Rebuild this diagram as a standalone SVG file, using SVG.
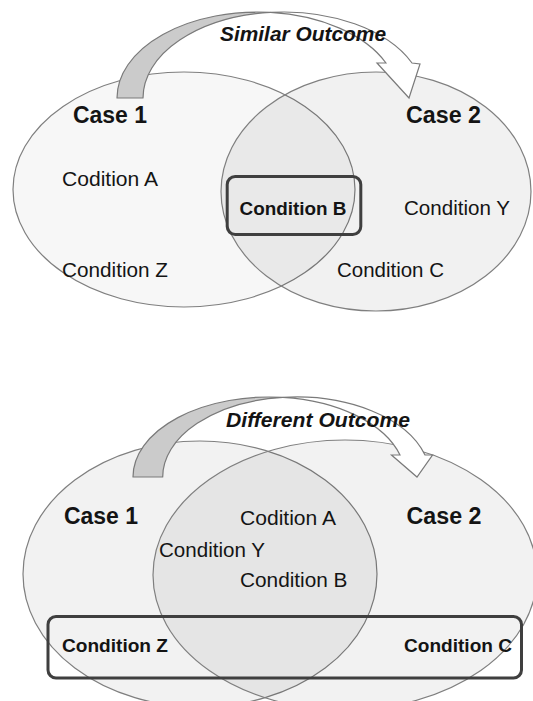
<svg xmlns="http://www.w3.org/2000/svg" width="533" height="701" viewBox="0 0 533 701">
  <style>
    .set { stroke: #7f7f7f; stroke-width: 1.2; }
    .setA { fill: #000; fill-opacity: 0.03; }
    .setB { fill: #000; fill-opacity: 0.055; }
    .setC { fill: #000; fill-opacity: 0.05; }
    .back { fill: #cbcbcb; stroke: #7a7a7a; stroke-width: 1.2; stroke-linejoin: round; }
    .front { fill: #ffffff; stroke: #7a7a7a; stroke-width: 1.2; stroke-linejoin: miter; }
    .frame { fill: none; stroke: #3f3f3f; stroke-width: 3; }
    text { font-family: "Liberation Sans", Arial, sans-serif; fill: #141414; }
    .case { font-size: 23px; font-weight: bold; }
    .cond { font-size: 20px; }
    .key { font-size: 19px; font-weight: bold; }
    .outcome { font-size: 20px; font-weight: bold; font-style: italic; }
  </style>

  <!-- Upper diagram: two overlapping cases -->
  <g id="top-case1"><ellipse class="set setA" cx="184" cy="189.5" rx="171" ry="117.5"/></g>
  <g id="top-case2"><ellipse class="set setB" cx="376" cy="191.5" rx="155" ry="119.5"/></g>

  <!-- Lower diagram: two strongly overlapping cases -->
  <g id="bottom-case1"><ellipse class="set setC" cx="200" cy="574" rx="177" ry="133"/></g>
  <g id="bottom-case2"><ellipse class="set setC" cx="345" cy="575" rx="192" ry="135"/></g>

  <!-- Curved outcome arrows -->
  <g id="connectors">
    <g id="top-arrow">
      <path class="back" d="M117,98 A140.6,86 0 0 1 270.6,12.4 A140.6,86 0 0 0 143,98 Z"/>
      <path class="front" d="M270.6,12.4 A140.6,86 0 0 1 412,63 L420,64 L409,98 L377,63 L386,63 A140.6,86 0 0 0 270.6,12.4 Z"/>
    </g>
    <g id="bottom-arrow">
      <path class="back" d="M133,477 A136.1,80 0 0 1 282.9,397.4 A133.7,80 0 0 0 162.7,477 Z"/>
      <path class="front" d="M282.9,397.4 A133.7,80 0 0 1 425,455 L432.5,455 L417,477 L391.5,455 L400,455 A136.1,80 0 0 0 282.9,397.4 Z"/>
    </g>
  </g>

  <!-- Upper diagram labels -->
  <g id="top-outcome"><text class="outcome" x="220" y="41" textLength="166" lengthAdjust="spacingAndGlyphs">Similar Outcome</text></g>
  <g id="top-case1-label"><text class="case" x="73" y="123" textLength="74" lengthAdjust="spacingAndGlyphs">Case 1</text></g>
  <g id="top-case2-label"><text class="case" x="406" y="123" textLength="75" lengthAdjust="spacingAndGlyphs">Case 2</text></g>
  <g id="top-cond-a"><text class="cond" x="62" y="186" textLength="96" lengthAdjust="spacingAndGlyphs">Codition A</text></g>
  <g id="top-cond-b">
    <rect class="frame" x="227.2" y="176.5" width="133.6" height="58" rx="8"/>
    <text class="key" x="239.5" y="215" textLength="107" lengthAdjust="spacingAndGlyphs">Condition B</text>
  </g>
  <g id="top-cond-y"><text class="cond" x="404" y="215" textLength="106" lengthAdjust="spacingAndGlyphs">Condition Y</text></g>
  <g id="top-cond-z"><text class="cond" x="62" y="276.5" textLength="106" lengthAdjust="spacingAndGlyphs">Condition Z</text></g>
  <g id="top-cond-c"><text class="cond" x="337" y="276.5" textLength="107" lengthAdjust="spacingAndGlyphs">Condition C</text></g>

  <!-- Lower diagram labels -->
  <g id="bottom-outcome"><text class="outcome" x="226" y="427" textLength="184" lengthAdjust="spacingAndGlyphs">Different Outcome</text></g>
  <g id="bottom-case1-label"><text class="case" x="64" y="524" textLength="74" lengthAdjust="spacingAndGlyphs">Case 1</text></g>
  <g id="bottom-case2-label"><text class="case" x="406.5" y="524" textLength="75" lengthAdjust="spacingAndGlyphs">Case 2</text></g>
  <g id="bottom-cond-a"><text class="cond" x="240" y="525" textLength="96" lengthAdjust="spacingAndGlyphs">Codition A</text></g>
  <g id="bottom-cond-y"><text class="cond" x="159" y="556.5" textLength="106" lengthAdjust="spacingAndGlyphs">Condition Y</text></g>
  <g id="bottom-cond-b"><text class="cond" x="240" y="586.5" textLength="107.5" lengthAdjust="spacingAndGlyphs">Condition B</text></g>
  <g id="bottom-cond-zc">
    <rect class="frame" x="48" y="616.5" width="473.5" height="61.5" rx="8"/>
    <text class="key" x="62" y="651.5" textLength="106" lengthAdjust="spacingAndGlyphs">Condition Z</text>
    <text class="key" x="404" y="651.5" textLength="108" lengthAdjust="spacingAndGlyphs">Condition C</text>
  </g>
</svg>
# # # # # # #
What is asked> Set the data above down again exactly as given, with no pictures.

Solution to the exercise>
Rebuild this diagram as a standalone SVG file, using SVG.
<svg xmlns="http://www.w3.org/2000/svg" width="533" height="701" viewBox="0 0 533 701">
  <style>
    .set { stroke: #7f7f7f; stroke-width: 1.2; }
    .setA { fill: #000; fill-opacity: 0.03; }
    .setB { fill: #000; fill-opacity: 0.055; }
    .setC { fill: #000; fill-opacity: 0.05; }
    .back { fill: #cbcbcb; stroke: #7a7a7a; stroke-width: 1.2; stroke-linejoin: round; }
    .front { fill: #ffffff; stroke: #7a7a7a; stroke-width: 1.2; stroke-linejoin: miter; }
    .frame { fill: none; stroke: #3f3f3f; stroke-width: 3; }
    text { font-family: "Liberation Sans", Arial, sans-serif; fill: #141414; }
    .case { font-size: 23px; font-weight: bold; }
    .cond { font-size: 20px; }
    .key { font-size: 19px; font-weight: bold; }
    .outcome { font-size: 20px; font-weight: bold; font-style: italic; }
  </style>

  <!-- Upper diagram: two overlapping cases -->
  <g id="top-case1"><ellipse class="set setA" cx="184" cy="189.5" rx="171" ry="117.5"/></g>
  <g id="top-case2"><ellipse class="set setB" cx="376" cy="191.5" rx="155" ry="119.5"/></g>

  <!-- Lower diagram: two strongly overlapping cases -->
  <g id="bottom-case1"><ellipse class="set setC" cx="200" cy="574" rx="177" ry="133"/></g>
  <g id="bottom-case2"><ellipse class="set setC" cx="345" cy="575" rx="192" ry="135"/></g>

  <!-- Curved outcome arrows -->
  <g id="connectors">
    <g id="top-arrow">
      <path class="back" d="M117,98 A140.6,86 0 0 1 270.6,12.4 A140.6,86 0 0 0 143,98 Z"/>
      <path class="front" d="M270.6,12.4 A140.6,86 0 0 1 412,63 L420,64 L409,98 L377,63 L386,63 A140.6,86 0 0 0 270.6,12.4 Z"/>
    </g>
    <g id="bottom-arrow">
      <path class="back" d="M133,477 A136.1,80 0 0 1 282.9,397.4 A133.7,80 0 0 0 162.7,477 Z"/>
      <path class="front" d="M282.9,397.4 A133.7,80 0 0 1 425,455 L432.5,455 L417,477 L391.5,455 L400,455 A136.1,80 0 0 0 282.9,397.4 Z"/>
    </g>
  </g>

  <!-- Upper diagram labels -->
  <g id="top-outcome"><text class="outcome" x="220" y="41" textLength="166" lengthAdjust="spacingAndGlyphs">Similar Outcome</text></g>
  <g id="top-case1-label"><text class="case" x="73" y="123" textLength="74" lengthAdjust="spacingAndGlyphs">Case 1</text></g>
  <g id="top-case2-label"><text class="case" x="406" y="123" textLength="75" lengthAdjust="spacingAndGlyphs">Case 2</text></g>
  <g id="top-cond-a"><text class="cond" x="62" y="186" textLength="96" lengthAdjust="spacingAndGlyphs">Codition A</text></g>
  <g id="top-cond-b">
    <rect class="frame" x="227.2" y="176.5" width="133.6" height="58" rx="8"/>
    <text class="key" x="239.5" y="215" textLength="107" lengthAdjust="spacingAndGlyphs">Condition B</text>
  </g>
  <g id="top-cond-y"><text class="cond" x="404" y="215" textLength="106" lengthAdjust="spacingAndGlyphs">Condition Y</text></g>
  <g id="top-cond-z"><text class="cond" x="62" y="276.5" textLength="106" lengthAdjust="spacingAndGlyphs">Condition Z</text></g>
  <g id="top-cond-c"><text class="cond" x="337" y="276.5" textLength="107" lengthAdjust="spacingAndGlyphs">Condition C</text></g>

  <!-- Lower diagram labels -->
  <g id="bottom-outcome"><text class="outcome" x="226" y="427" textLength="184" lengthAdjust="spacingAndGlyphs">Different Outcome</text></g>
  <g id="bottom-case1-label"><text class="case" x="64" y="524" textLength="74" lengthAdjust="spacingAndGlyphs">Case 1</text></g>
  <g id="bottom-case2-label"><text class="case" x="406.5" y="524" textLength="75" lengthAdjust="spacingAndGlyphs">Case 2</text></g>
  <g id="bottom-cond-a"><text class="cond" x="240" y="525" textLength="96" lengthAdjust="spacingAndGlyphs">Codition A</text></g>
  <g id="bottom-cond-y"><text class="cond" x="159" y="556.5" textLength="106" lengthAdjust="spacingAndGlyphs">Condition Y</text></g>
  <g id="bottom-cond-b"><text class="cond" x="240" y="586.5" textLength="107.5" lengthAdjust="spacingAndGlyphs">Condition B</text></g>
  <g id="bottom-cond-zc">
    <rect class="frame" x="48" y="616.5" width="473.5" height="61.5" rx="8"/>
    <text class="key" x="62" y="651.5" textLength="106" lengthAdjust="spacingAndGlyphs">Condition Z</text>
    <text class="key" x="404" y="651.5" textLength="108" lengthAdjust="spacingAndGlyphs">Condition C</text>
  </g>
</svg>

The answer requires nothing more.